The medical profession is one that we as a society have benefited immensely by. Diseases that crippled people just two generations ago are now virtually nonexistent in the general population of nations with access to high standards of medical care. However, this atmosphere of medical accomplishment can bring with it an air of permissiveness that does not serve patients well, and in fact can seriously endanger their lives. Numerous wrongful death suits are filed against medical practitioners each year, often for reasons that shock the general public. Worse, however, is the realization that many of the oversight organizations that monitor the medical profession are not taking particularly aggressive action to do anything about it.
For example, consider the case of doctor Janet Akremi. Akremi is a physician who works in Missouri and treats patients for a number of conditions, including pain management therapy. She has received a number of cautioning letters over the years from the Missouri group that monitors state doctors, the Board of Registration for the Healing Arts. The group repeatedly has cited concern for her prescriptions of strong painkillers, even in cases where such drugs clearly are not warranted. For example, she herself listed one patient as a “notorious” abuser of prescriptions, and yet wrote him a prescription for medications right after he overdosed with an injection.

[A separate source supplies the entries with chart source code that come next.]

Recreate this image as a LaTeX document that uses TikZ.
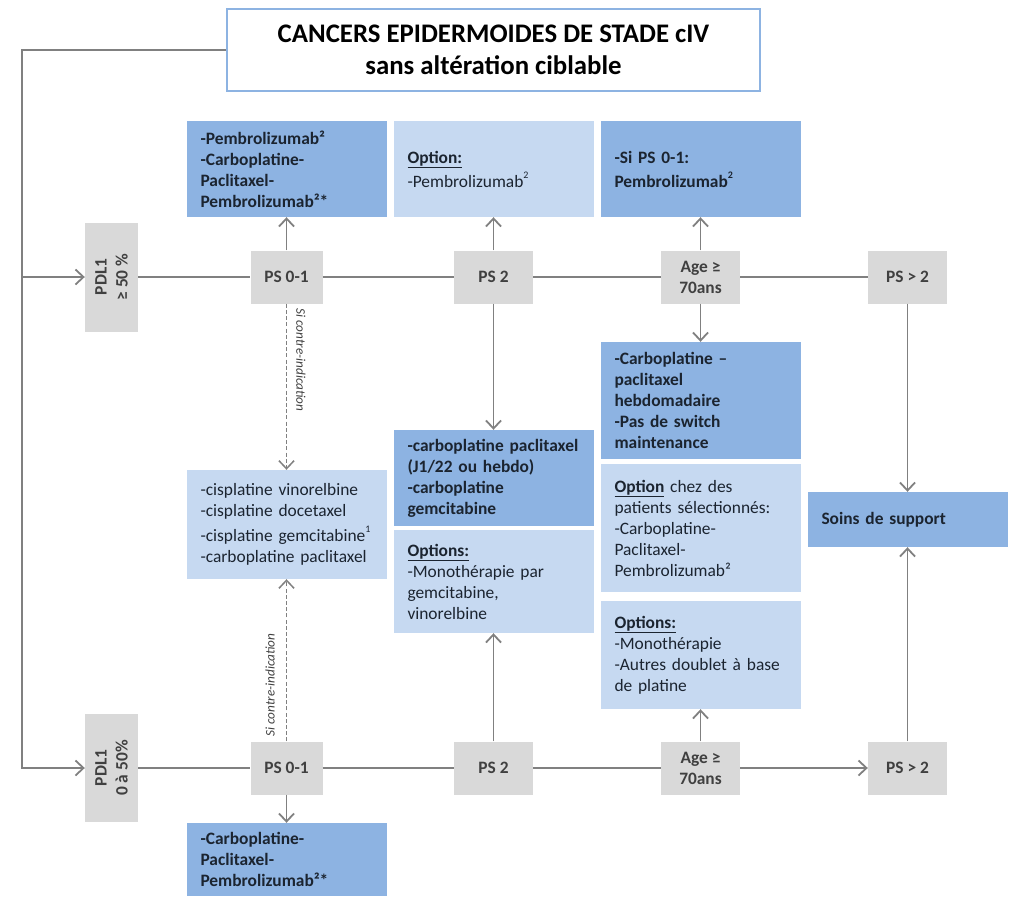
\documentclass[tikz,border=0pt]{standalone}
\usepackage{fontspec}
\setmainfont{Carlito}
\usetikzlibrary{arrows.meta}
\definecolor{dblue}{HTML}{8DB3E2}
\definecolor{lblue}{HTML}{C6D9F1}
\definecolor{gfill}{HTML}{D9D9D9}
\definecolor{lcol}{HTML}{808080}
\definecolor{gtxt}{HTML}{404040}
\definecolor{btxt}{HTML}{1B2430}
\definecolor{tborder}{HTML}{8DB3E2}
\newcommand\mysup[1]{\raisebox{0.5em}{\fontsize{10}{10}\selectfont #1}}
\begin{document}
\begin{tikzpicture}[x=1pt,y=-1pt,
  gbox/.style={fill=gfill, text=gtxt, inner sep=0pt, align=center,
     font=\bfseries\fontsize{17.4}{21}\selectfont},
  bbox/.style={inner xsep=14pt, inner ysep=0pt, text width=172pt, align=left,
     minimum width=200pt, text=btxt, font=\fontsize{17.4}{21}\selectfont},
  dbox/.style={bbox, fill=dblue},
  lbox/.style={bbox, fill=lblue},
  conn/.style={draw=lcol, line width=1.8pt},
  arr/.style={conn, -{Straight Barb[length=8pt,width=15pt,line width=1.8pt]}},
  dconn/.style={draw=lcol, line width=1.2pt, dash pattern=on 4pt off 2.2pt,
     -{Straight Barb[length=8pt,width=15pt,line width=1.5pt]}},
  lab/.style={text=gtxt, inner sep=0pt, font=\itshape\fontsize{13.2}{15}\selectfont}
]
\useasboundingbox (0,0) rectangle (1024,910);

% title
\node[draw=tborder, line width=2.6pt, fill=white, minimum width=533pt, minimum height=82pt,
  align=center, inner sep=0pt, font=\bfseries\fontsize{26.8}{32}\selectfont, text=black]
  (title) at (493.5,50) {CANCERS EPIDERMOIDES DE STADE cIV\\sans altération ciblable};

% PDL1 boxes
\node[gbox, minimum width=109pt, minimum height=53pt, rotate=90] (pdlA) at (111.5,277) {PDL1\\≥ 50 \%};
\node[gbox, minimum width=108pt, minimum height=53pt, rotate=90] (pdlB) at (111.5,768) {PDL1\\0 à 50\%};

% top row
\node[gbox, minimum width=72pt, minimum height=53pt] (psA1) at (286.5,277) {PS 0-1};
\node[gbox, minimum width=79pt, minimum height=53pt] (psA2) at (493.5,277) {PS 2};
\node[gbox, minimum width=79pt, minimum height=53pt] (ageA) at (700.5,277) {Age ≥\\70ans};
\node[gbox, minimum width=79pt, minimum height=53pt] (pgtA) at (907.5,277) {PS > 2};

% bottom row
\node[gbox, minimum width=72pt, minimum height=53pt] (psB1) at (286.5,768) {PS 0-1};
\node[gbox, minimum width=79pt, minimum height=53pt] (psB2) at (493.5,768) {PS 2};
\node[gbox, minimum width=79pt, minimum height=53pt] (ageB) at (700.5,768) {Age ≥\\70ans};
\node[gbox, minimum width=79pt, minimum height=53pt] (pgtB) at (907.5,768) {PS > 2};

% top boxes
\node[dbox, minimum height=96pt, font=\bfseries\fontsize{17.4}{21}\selectfont] (b1) at (286.5,169)
  {-Pembrolizumab²\\-Carboplatine-\\Paclitaxel-\\Pembrolizumab²*};
\node[lbox, minimum height=96pt] (b2) at (493.5,169)
  {\underline{\textbf{Option:}}\\[3pt]-Pembrolizumab\mysup{2}};
\node[dbox, minimum height=96pt, font=\bfseries\fontsize{17.4}{21}\selectfont] (b3) at (700.5,169)
  {-Si PS 0-1:\\[3pt]Pembrolizumab\mysup{2}};

% middle boxes
\node[lbox, minimum height=109pt] (cis) at (286.5,524.5)
  {-cisplatine vinorelbine\\-cisplatine docetaxel\\[4pt]-cisplatine gemcitabine\mysup{1}\\-carboplatine paclitaxel};
\node[dbox, minimum height=96pt, font=\bfseries\fontsize{17.4}{21}\selectfont] (cm) at (493.5,478)
  {-carboplatine paclitaxel\\(J1/22 ou hebdo)\\-carboplatine\\gemcitabine};
\node[lbox, minimum height=103pt] (om) at (493.5,581.5)
  {\underline{\textbf{Options:}}\\-Monothérapie par\\gemcitabine,\\vinorelbine};
\node[dbox, minimum height=117pt, font=\bfseries\fontsize{17.4}{21}\selectfont] (cr) at (700.5,400.5)
  {-Carboplatine –\\paclitaxel\\hebdomadaire\\-Pas de switch\\maintenance};
\node[lbox, minimum height=128pt] (or1) at (700.5,528)
  {\underline{\textbf{Option}} chez des\\patients sélectionnés:\\-Carboplatine-\\Paclitaxel-\\Pembrolizumab²};
\node[lbox, minimum height=108pt] (or2) at (700.5,655)
  {\underline{\textbf{Options:}}\\-Monothérapie\\-Autres doublet à base\\de platine};
\node[dbox, minimum height=55pt, font=\bfseries\fontsize{17.4}{21}\selectfont] (soins) at (907.5,519.5)
  {Soins de support};

% bottom box
\node[dbox, minimum height=73pt, font=\bfseries\fontsize{17.4}{21}\selectfont] (bb) at (286.5,859.5)
  {-Carboplatine-\\Paclitaxel-\\Pembrolizumab²*};

% left trunk
\coordinate (corner) at (22,50);
\draw[arr] (title.west) -- (corner) |- (pdlB.north);
\draw[arr] (corner |- pdlA.north) -- (pdlA.north);

% top row connectors
\draw[conn] (pdlA.south) -- (psA1.west);
\draw[conn] (psA1.east) -- (psA2.west);
\draw[conn] (psA2.east) -- (ageA.west);
\draw[conn] (ageA.east) -- (pgtA.west);
\draw[arr] (psA1.north) -- (b1.south);
\draw[arr] (psA2.north) -- (b2.south);
\draw[arr] (ageA.north) -- (b3.south);
\draw[arr] (ageA.south) -- (cr.north);
\draw[arr] (psA2.south) -- (cm.north);
\draw[arr] (pgtA.south) -- (soins.north);
\draw[dconn] (psA1.south) -- (cis.north);
\node[lab, rotate=-90] (labA) at (301,360) {Si contre-indication};

% bottom row connectors
\draw[conn] (pdlB.south) -- (psB1.west);
\draw[conn] (psB1.east) -- (psB2.west);
\draw[conn] (psB2.east) -- (ageB.west);
\draw[arr] (ageB.east) -- (pgtB.west);
\draw[arr] (psB1.south) -- (bb.north);
\draw[arr] (psB2.north) -- (om.south);
\draw[arr] (ageB.north) -- (or2.south);
\draw[arr] (pgtB.north) -- (soins.south);
\draw[dconn] (psB1.north) -- (cis.south);
\node[lab, rotate=90] (labB) at (270,685) {Si contre-indication};
\end{tikzpicture}
\end{document}
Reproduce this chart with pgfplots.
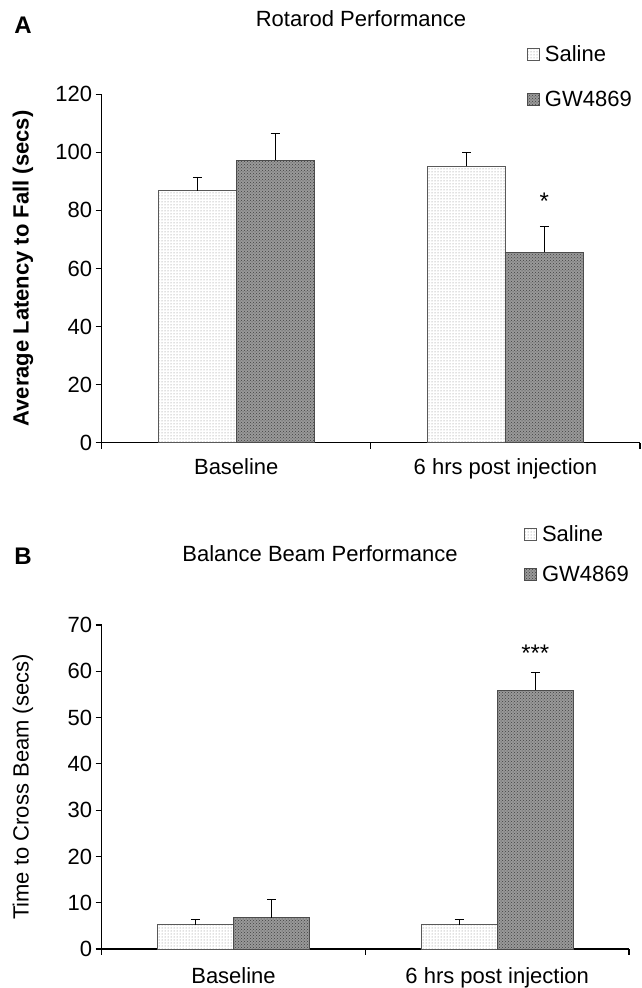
\documentclass[border=0pt]{standalone}
\usepackage{pgfplots}
\pgfplotsset{compat=1.18}
\usepackage{pgfplotstable}
\usepackage{fontspec}
\setmainfont{Liberation Sans}
\usetikzlibrary{patterns}
\newcommand\ff{\fontsize{22}{26}\selectfont}

% bars are placed at their own x (category -/+ half a bar width)
\pgfplotstableread{
x y e
-0.1445 86.7 4.8
0.8555 95.2 4.7
}\salA
\pgfplotstableread{
x y e
0.1445 97.3 9.2
1.1445 65.5 9.0
}\gwA
\pgfplotstableread{
x y e
-0.1445 5.25 1.15
0.8555 5.25 1.15
}\salB
\pgfplotstableread{
x y e
0.1445 6.8 4.0
1.1445 55.9 3.8
}\gwB

\pgfplotsset{
  salstyle/.style={draw=black!65, line width=0.8pt, fill=white,
    postaction={pattern=dots, pattern color=gray}},
  gwstyle/.style={draw=black!70, line width=0.8pt, fill=black!40,
    postaction={pattern=crosshatch dots, pattern color=black!75}},
  errstyle/.style={error bars/.cd, y dir=plus, y explicit,
    error bar style={line width=0.9pt, black},
    error mark options={rotate=90, mark size=4.5pt, line width=0.9pt, black}},
  common/.style={
    scale only axis, xmin=-0.5, xmax=1.5, ymin=0,
    axis lines*=left,
    axis line style={line width=1.2pt, black},
    tick style={black, line width=1.2pt},
    tick align=outside, major tick length=6pt,
    xtick={-0.5,0.5,1.5}, xticklabels={,,},
    extra x ticks={0,1},
    extra x tick labels={Baseline,6 hrs post injection},
    extra x tick style={major tick length=0pt},
    ticklabel style={font=\ff},
    /pgf/number format/assume math mode=true,
    clip=false,
    legend style={draw=none, fill=none, font=\ff, inner sep=0pt,
      anchor=north west, cells={anchor=west}},
    legend image code/.code={\draw[##1] (0pt,-6pt) rectangle (12pt,6pt); \path (15pt,0pt);},
  },
}

\begin{document}
\begin{tikzpicture}
\path[use as bounding box] (0pt,0pt) rectangle (641pt,988pt);

% Panel labels
\node[font=\fontsize{24}{28}\selectfont\bfseries] at (23pt,962.5pt) {A};
\node[font=\fontsize{24}{28}\selectfont\bfseries] at (23pt,432pt) {B};

% Panel A
\begin{axis}[common,
  at={(101.7pt,545.3pt)}, anchor=south west,
  width=538.3pt, height=348.5pt,
  ymax=120, ytick={0,20,...,120},
  xticklabel style={yshift=-12pt},
  title={Rotarod Performance},
  title style={at={(0.4817,1.1986)}, anchor=center, font=\ff},
  ylabel={\textbf{Average Latency to Fall (secs)}},
  ylabel style={at={(-0.1462,0.5)}, anchor=center, font=\ff},
  legend style={at={(0.790,1.1455)}, row sep=24pt},
]
\addplot[ybar, bar width=0.289, bar shift=0, salstyle, errstyle]
  table[x=x, y=y, y error=e] {\salA};
\addlegendentry{Saline}
\addplot[ybar, bar width=0.289, bar shift=0, gwstyle, errstyle]
  table[x=x, y=y, y error=e] {\gwA};
\addlegendentry{GW4869}
\node[font=\fontsize{24}{28}\selectfont, anchor=base] at (axis cs:1.1445,80.2) {*};
\end{axis}

% Panel B
\begin{axis}[common,
  at={(101.7pt,39pt)}, anchor=south west,
  width=527.3pt, height=324pt,
  ymax=70, ytick={0,10,...,70},
  xticklabel style={yshift=-15pt},
  title={Balance Beam Performance},
  title style={at={(0.414,1.2006)}, anchor=center, font=\ff},
  ylabel={Time to Cross Beam (secs)},
  ylabel style={at={(-0.1493,0.5)}, anchor=center, font=\ff},
  legend style={at={(0.801,1.313)}, row sep=19pt},
]
\addplot[ybar, bar width=0.289, bar shift=0, salstyle, errstyle]
  table[x=x, y=y, y error=e] {\salB};
\addlegendentry{Saline}
\addplot[ybar, bar width=0.289, bar shift=0, gwstyle, errstyle]
  table[x=x, y=y, y error=e] {\gwB};
\addlegendentry{GW4869}
\node[font=\fontsize{24}{28}\selectfont, anchor=base] at (axis cs:1.1445,62.2) {***};
\end{axis}
\end{tikzpicture}
\end{document}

However, this pales compared to what happened to Steven Flenoid, a teenager who died after taking strong prescription painkillers. After this incident, the board finally restricted Akremi’s right to practice, but not entirely. She still is licensed to practice medicine — she simply cannot prescribe addictive painkillers any longer. More than twenty letters were filed, and yet the first serious action that was taken to discipline her didn’t come until someone had died. For her part, Akremi maintains her innocence in the case, and says that there is no evidence her prescription was responsible for Flenoid’s death.